Something appears to have changed investors' interest rate outlook around June 27th. Hmm, what was it? Ah, that's right! June 27th was the day of the first presidential debate between President Joe Biden and former President Donald Trump, during which Biden stumbled and at times appeared unable to deliver a coherent speech.
Biden's performance was so unsettling that it quickly changed the outlook for the election. It made Trump's victory more likely, but what's more important for the markets is that it also made it more likely that Trump would win and that the Republicans would have majorities in both houses of Congress. The reason the markets care about that is that the president can't fully implement his policies unless he can pass legislation supported by a friendly Congress.
“This is all because bond investors are starting to price in the possibility that not only will Donald Trump win, but Republicans will also take control of the House and the Senate,” David Rosenberg, an economist at Rosenberg Research, wrote in an analysis on July 3. “Investors are sniffing something here: Republicans taking control of Congress.”

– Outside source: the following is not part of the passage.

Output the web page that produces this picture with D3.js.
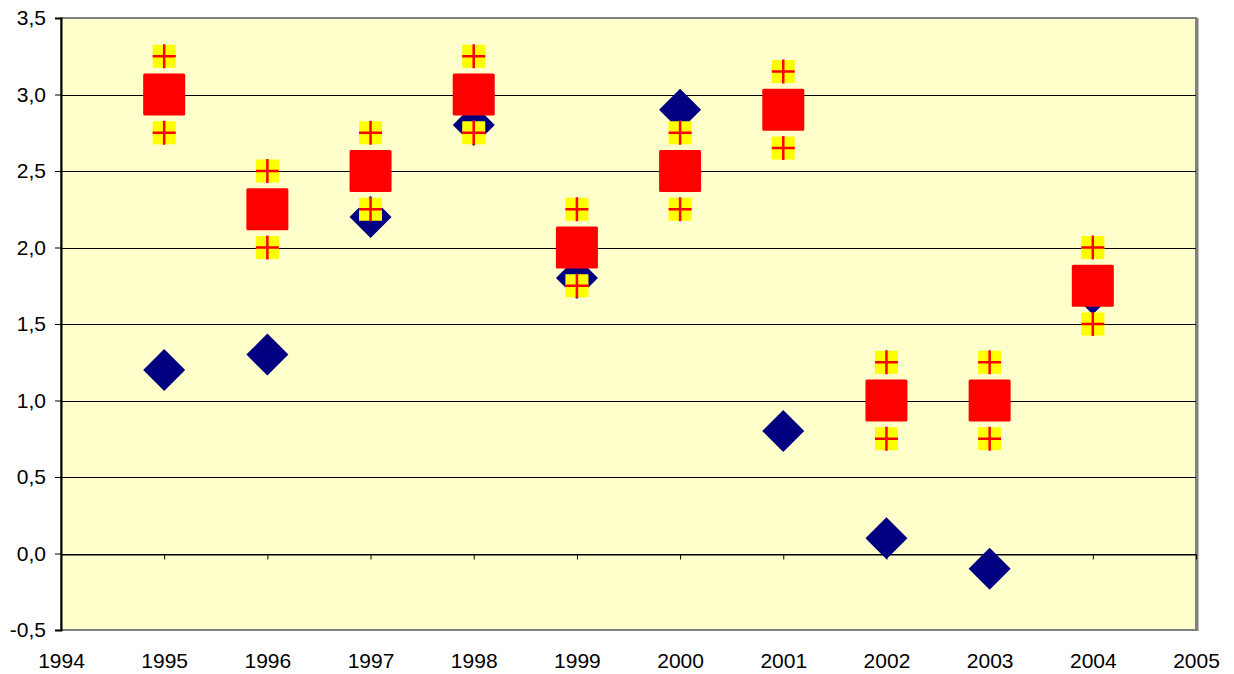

A real estate developer who once called himself the “Debt King,” Trump favors the lowest possible interest rates, but Wall Street believes his policies in a second term are more likely to raise interest rates than lower them.
Read more: How much control does the president have over the Fed and interest rates?
Will they go up? Wall Street believes President Trump's second term policies are more likely to raise interest rates than lower them. (Photo by Clive Mason/Getty Images) (Clive Mason via Getty Images)
There are several reasons. First, President Trump is seeking to impose new tariffs on imports that will raise the prices of thousands of everyday products, essentially creating inflation. This comes at a time when underlying inflationary pressures, such as tight global energy markets and disruptions to maritime shipping in the Red Sea, are much stronger than they were during Trump's presidency from 2017 to 2021.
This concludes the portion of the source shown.